SHORT EXERCISE → In this exercise, the entries below include pictures. Repeat exactly the lines from the line with "Rebuild this chart" to the line with "- margin.bottom, margin.top]);", including both, but without the pictures.

### DATA RECORDS ###

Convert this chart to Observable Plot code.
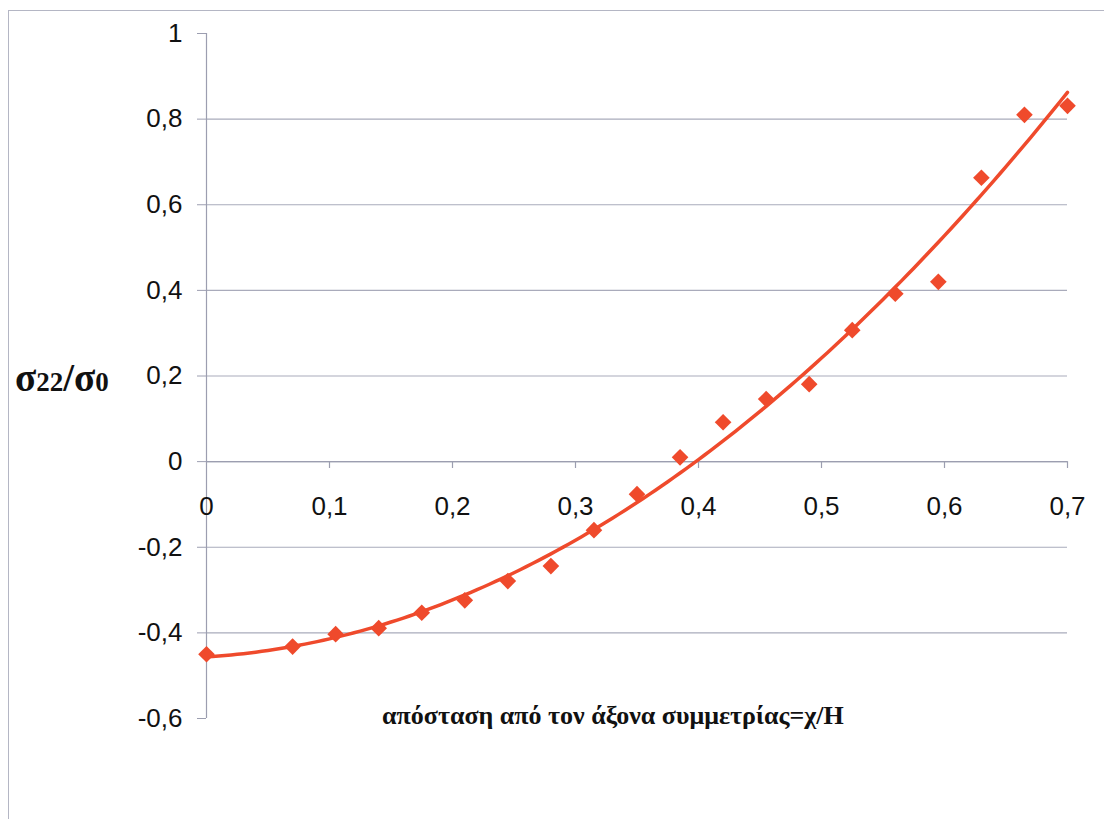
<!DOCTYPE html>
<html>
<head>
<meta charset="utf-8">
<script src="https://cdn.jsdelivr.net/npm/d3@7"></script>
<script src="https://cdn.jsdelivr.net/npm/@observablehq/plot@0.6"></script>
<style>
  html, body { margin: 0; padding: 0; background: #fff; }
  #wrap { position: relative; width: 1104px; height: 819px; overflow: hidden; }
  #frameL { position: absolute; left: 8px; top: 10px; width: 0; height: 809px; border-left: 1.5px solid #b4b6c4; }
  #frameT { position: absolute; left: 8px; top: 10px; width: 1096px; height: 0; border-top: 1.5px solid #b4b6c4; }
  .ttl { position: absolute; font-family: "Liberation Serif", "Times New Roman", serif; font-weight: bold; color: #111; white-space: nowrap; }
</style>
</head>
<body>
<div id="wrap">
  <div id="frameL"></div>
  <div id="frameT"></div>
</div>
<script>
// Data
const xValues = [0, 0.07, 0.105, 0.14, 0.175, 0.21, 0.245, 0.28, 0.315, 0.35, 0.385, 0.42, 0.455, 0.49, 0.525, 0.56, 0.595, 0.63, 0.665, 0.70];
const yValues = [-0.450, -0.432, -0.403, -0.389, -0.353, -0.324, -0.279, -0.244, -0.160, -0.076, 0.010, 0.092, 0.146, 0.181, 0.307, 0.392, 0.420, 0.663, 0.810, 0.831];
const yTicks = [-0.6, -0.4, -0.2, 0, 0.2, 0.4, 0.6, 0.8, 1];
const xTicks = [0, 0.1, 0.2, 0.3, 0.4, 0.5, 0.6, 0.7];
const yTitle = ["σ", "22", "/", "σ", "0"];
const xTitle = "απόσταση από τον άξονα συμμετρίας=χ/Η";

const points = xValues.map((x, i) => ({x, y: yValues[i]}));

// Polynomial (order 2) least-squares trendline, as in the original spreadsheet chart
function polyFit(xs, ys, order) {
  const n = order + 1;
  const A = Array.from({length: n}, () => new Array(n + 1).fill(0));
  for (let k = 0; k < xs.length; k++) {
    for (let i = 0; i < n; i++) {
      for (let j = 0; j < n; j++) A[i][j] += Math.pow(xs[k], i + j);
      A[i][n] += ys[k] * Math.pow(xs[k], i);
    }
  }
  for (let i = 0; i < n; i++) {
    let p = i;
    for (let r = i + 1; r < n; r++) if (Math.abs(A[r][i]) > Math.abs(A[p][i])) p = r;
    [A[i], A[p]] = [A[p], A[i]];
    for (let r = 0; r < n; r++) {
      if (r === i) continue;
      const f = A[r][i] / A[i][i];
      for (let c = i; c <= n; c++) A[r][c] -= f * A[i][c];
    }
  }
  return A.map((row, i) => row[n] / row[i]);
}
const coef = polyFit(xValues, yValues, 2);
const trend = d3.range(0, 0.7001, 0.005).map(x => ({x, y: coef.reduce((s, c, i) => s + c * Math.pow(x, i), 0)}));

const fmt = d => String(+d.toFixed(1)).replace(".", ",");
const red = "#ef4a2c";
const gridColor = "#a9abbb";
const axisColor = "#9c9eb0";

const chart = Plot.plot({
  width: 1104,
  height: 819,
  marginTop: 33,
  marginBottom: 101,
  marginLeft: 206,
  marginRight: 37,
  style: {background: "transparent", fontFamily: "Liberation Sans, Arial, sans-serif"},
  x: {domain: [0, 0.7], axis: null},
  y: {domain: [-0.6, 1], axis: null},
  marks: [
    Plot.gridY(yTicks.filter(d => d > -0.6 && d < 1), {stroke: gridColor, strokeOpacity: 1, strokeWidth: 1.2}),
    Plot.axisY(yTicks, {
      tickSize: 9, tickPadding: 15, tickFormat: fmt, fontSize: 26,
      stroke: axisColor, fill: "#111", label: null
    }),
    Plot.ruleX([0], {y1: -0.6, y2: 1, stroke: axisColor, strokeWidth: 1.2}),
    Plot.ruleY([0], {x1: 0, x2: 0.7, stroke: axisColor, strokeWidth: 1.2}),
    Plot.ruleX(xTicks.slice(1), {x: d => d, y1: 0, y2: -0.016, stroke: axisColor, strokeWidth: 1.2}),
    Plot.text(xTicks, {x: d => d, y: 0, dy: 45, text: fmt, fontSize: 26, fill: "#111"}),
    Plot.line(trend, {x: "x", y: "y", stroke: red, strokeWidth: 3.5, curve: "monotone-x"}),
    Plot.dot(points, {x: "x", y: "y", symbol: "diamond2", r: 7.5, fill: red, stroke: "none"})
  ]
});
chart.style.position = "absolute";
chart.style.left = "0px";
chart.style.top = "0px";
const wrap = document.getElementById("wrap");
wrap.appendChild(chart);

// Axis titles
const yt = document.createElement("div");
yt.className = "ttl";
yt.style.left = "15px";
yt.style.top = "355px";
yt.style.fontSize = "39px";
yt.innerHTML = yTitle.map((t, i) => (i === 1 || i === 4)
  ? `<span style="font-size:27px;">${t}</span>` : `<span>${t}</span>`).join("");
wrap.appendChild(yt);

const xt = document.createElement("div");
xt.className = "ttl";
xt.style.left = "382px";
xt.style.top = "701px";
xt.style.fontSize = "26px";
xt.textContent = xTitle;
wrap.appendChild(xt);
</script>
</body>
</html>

###
### DATA RECORDS ###

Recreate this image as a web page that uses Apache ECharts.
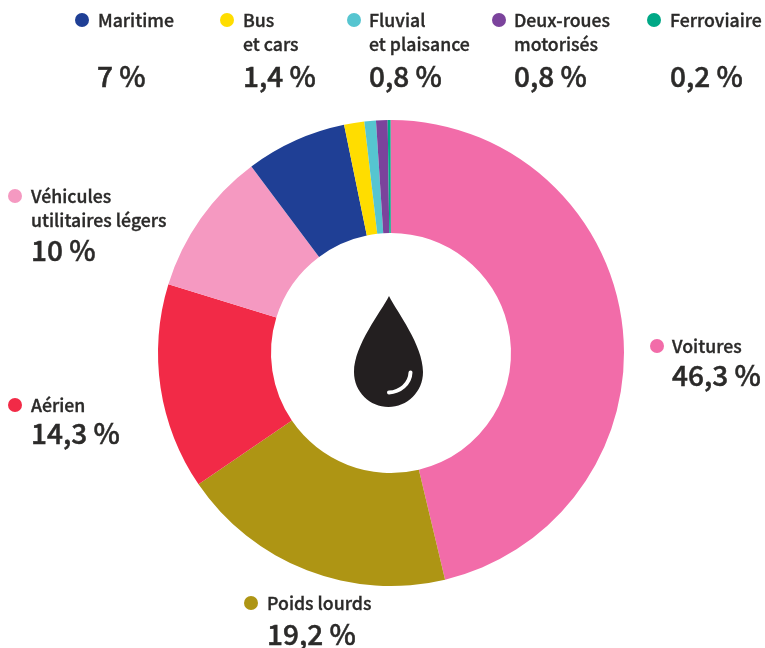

###
### DATA RECORDS ###

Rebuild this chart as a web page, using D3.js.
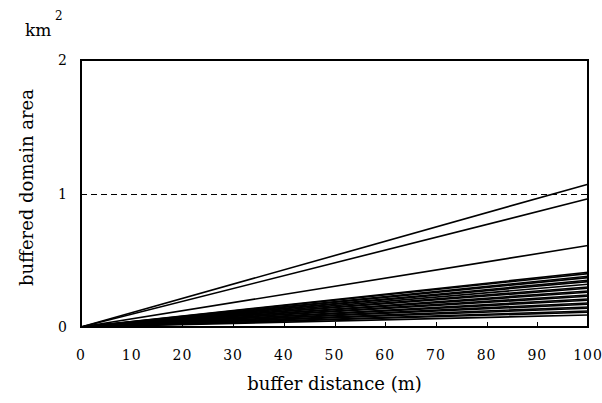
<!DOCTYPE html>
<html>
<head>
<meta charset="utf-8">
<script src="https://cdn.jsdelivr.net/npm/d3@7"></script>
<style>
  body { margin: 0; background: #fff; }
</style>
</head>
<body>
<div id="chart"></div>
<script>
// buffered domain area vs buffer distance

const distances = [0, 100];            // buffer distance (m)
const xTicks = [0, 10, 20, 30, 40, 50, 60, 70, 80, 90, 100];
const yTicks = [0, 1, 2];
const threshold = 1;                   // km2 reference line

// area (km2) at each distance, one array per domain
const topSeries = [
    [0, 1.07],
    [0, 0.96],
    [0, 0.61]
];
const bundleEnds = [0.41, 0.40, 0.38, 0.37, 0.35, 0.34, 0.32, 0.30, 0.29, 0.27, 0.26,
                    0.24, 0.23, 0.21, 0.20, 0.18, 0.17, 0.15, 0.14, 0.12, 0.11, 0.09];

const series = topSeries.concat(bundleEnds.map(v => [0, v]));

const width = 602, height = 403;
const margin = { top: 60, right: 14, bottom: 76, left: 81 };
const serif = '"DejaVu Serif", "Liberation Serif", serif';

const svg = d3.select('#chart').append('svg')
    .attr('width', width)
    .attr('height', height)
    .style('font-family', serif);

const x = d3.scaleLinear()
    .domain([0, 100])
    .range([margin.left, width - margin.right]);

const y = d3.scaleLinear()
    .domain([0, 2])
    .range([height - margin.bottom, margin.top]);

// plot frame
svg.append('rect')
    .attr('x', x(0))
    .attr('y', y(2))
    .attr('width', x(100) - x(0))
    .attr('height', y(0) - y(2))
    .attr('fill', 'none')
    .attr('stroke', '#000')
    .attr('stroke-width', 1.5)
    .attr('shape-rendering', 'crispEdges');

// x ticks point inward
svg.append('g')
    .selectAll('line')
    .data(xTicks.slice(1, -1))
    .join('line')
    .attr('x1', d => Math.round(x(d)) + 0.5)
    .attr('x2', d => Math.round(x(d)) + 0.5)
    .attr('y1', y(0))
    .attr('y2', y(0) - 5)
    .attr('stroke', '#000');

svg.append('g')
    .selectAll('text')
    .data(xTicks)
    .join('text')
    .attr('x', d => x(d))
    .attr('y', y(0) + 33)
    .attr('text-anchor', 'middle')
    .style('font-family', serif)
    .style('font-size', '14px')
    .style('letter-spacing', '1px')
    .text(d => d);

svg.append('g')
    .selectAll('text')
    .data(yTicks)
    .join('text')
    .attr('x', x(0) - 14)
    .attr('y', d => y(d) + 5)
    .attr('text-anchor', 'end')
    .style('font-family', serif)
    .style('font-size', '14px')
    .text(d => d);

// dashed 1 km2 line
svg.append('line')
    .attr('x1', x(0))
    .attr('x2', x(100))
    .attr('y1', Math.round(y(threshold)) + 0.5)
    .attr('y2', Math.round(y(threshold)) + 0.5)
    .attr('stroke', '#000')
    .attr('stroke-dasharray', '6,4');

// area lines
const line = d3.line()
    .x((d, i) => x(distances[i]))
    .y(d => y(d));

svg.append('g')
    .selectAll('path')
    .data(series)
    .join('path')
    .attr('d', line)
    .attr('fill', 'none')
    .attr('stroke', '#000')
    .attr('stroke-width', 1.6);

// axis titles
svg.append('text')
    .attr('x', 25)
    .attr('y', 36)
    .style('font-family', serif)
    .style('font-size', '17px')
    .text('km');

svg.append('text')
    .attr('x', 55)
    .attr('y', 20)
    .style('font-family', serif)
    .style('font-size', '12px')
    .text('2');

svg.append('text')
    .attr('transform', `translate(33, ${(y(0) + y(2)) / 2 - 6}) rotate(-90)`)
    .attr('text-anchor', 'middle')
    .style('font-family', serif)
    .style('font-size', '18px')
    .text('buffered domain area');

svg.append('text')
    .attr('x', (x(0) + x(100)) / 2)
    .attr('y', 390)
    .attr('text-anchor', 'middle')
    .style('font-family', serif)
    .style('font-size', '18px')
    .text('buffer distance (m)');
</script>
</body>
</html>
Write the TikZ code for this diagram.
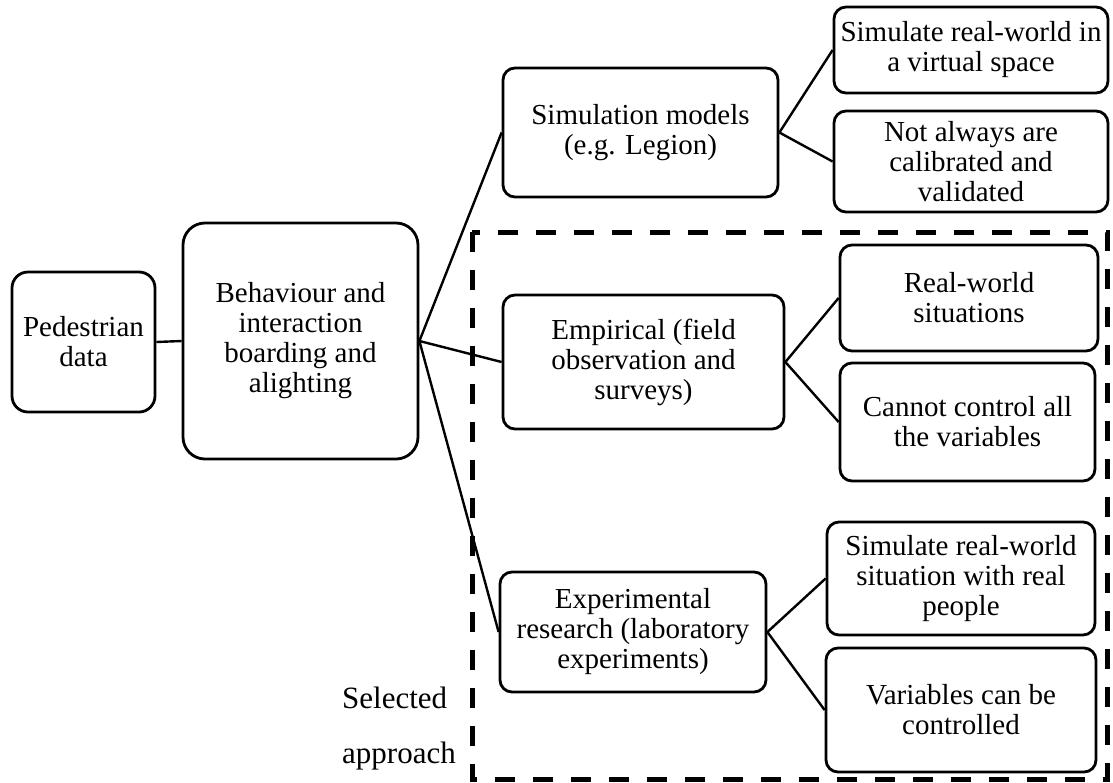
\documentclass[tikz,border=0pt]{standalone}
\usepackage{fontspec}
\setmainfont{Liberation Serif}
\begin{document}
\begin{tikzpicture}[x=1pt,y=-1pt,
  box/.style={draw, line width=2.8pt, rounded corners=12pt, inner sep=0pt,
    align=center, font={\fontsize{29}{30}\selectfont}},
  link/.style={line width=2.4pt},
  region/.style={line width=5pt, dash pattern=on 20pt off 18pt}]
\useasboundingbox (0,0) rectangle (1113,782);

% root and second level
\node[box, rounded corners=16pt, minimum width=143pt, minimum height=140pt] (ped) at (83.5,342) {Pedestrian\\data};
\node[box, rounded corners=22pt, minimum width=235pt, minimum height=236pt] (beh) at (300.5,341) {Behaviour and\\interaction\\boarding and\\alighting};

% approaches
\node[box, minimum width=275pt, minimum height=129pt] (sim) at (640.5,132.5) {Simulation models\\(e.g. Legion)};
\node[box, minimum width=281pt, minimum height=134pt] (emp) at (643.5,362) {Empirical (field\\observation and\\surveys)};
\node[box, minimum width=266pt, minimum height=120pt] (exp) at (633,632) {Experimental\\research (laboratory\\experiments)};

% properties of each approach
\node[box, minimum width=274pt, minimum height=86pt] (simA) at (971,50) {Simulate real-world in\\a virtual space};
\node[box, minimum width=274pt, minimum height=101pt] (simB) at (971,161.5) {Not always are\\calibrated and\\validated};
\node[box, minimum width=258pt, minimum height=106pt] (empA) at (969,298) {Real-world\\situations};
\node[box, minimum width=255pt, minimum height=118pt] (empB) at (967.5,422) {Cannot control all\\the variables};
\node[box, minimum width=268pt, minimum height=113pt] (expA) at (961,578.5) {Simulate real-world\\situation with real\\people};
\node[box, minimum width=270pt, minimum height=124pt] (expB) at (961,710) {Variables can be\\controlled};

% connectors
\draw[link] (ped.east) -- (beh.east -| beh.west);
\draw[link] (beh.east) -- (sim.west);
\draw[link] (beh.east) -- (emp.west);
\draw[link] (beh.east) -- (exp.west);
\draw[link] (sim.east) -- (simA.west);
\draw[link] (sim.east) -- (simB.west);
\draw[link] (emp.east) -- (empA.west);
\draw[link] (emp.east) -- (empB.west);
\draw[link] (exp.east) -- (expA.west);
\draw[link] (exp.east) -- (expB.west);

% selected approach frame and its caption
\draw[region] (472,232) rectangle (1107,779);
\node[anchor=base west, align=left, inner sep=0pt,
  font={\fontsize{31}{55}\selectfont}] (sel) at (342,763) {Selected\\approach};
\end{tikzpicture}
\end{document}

###

EXPECTED OUTPUT →
Rebuild this chart as a web page, using D3.js.
<!DOCTYPE html>
<html>
<head>
<meta charset="utf-8">
<script src="https://cdn.jsdelivr.net/npm/d3@7"></script>
<style>
  body { margin: 0; background: #fff; }
</style>
</head>
<body>
<div id="chart"></div>
<script>
// buffered domain area vs buffer distance

const distances = [0, 100];            // buffer distance (m)
const xTicks = [0, 10, 20, 30, 40, 50, 60, 70, 80, 90, 100];
const yTicks = [0, 1, 2];
const threshold = 1;                   // km2 reference line

// area (km2) at each distance, one array per domain
const topSeries = [
    [0, 1.07],
    [0, 0.96],
    [0, 0.61]
];
const bundleEnds = [0.41, 0.40, 0.38, 0.37, 0.35, 0.34, 0.32, 0.30, 0.29, 0.27, 0.26,
                    0.24, 0.23, 0.21, 0.20, 0.18, 0.17, 0.15, 0.14, 0.12, 0.11, 0.09];

const series = topSeries.concat(bundleEnds.map(v => [0, v]));

const width = 602, height = 403;
const margin = { top: 60, right: 14, bottom: 76, left: 81 };
const serif = '"DejaVu Serif", "Liberation Serif", serif';

const svg = d3.select('#chart').append('svg')
    .attr('width', width)
    .attr('height', height)
    .style('font-family', serif);

const x = d3.scaleLinear()
    .domain([0, 100])
    .range([margin.left, width - margin.right]);

const y = d3.scaleLinear()
    .domain([0, 2])
    .range([height - margin.bottom, margin.top]);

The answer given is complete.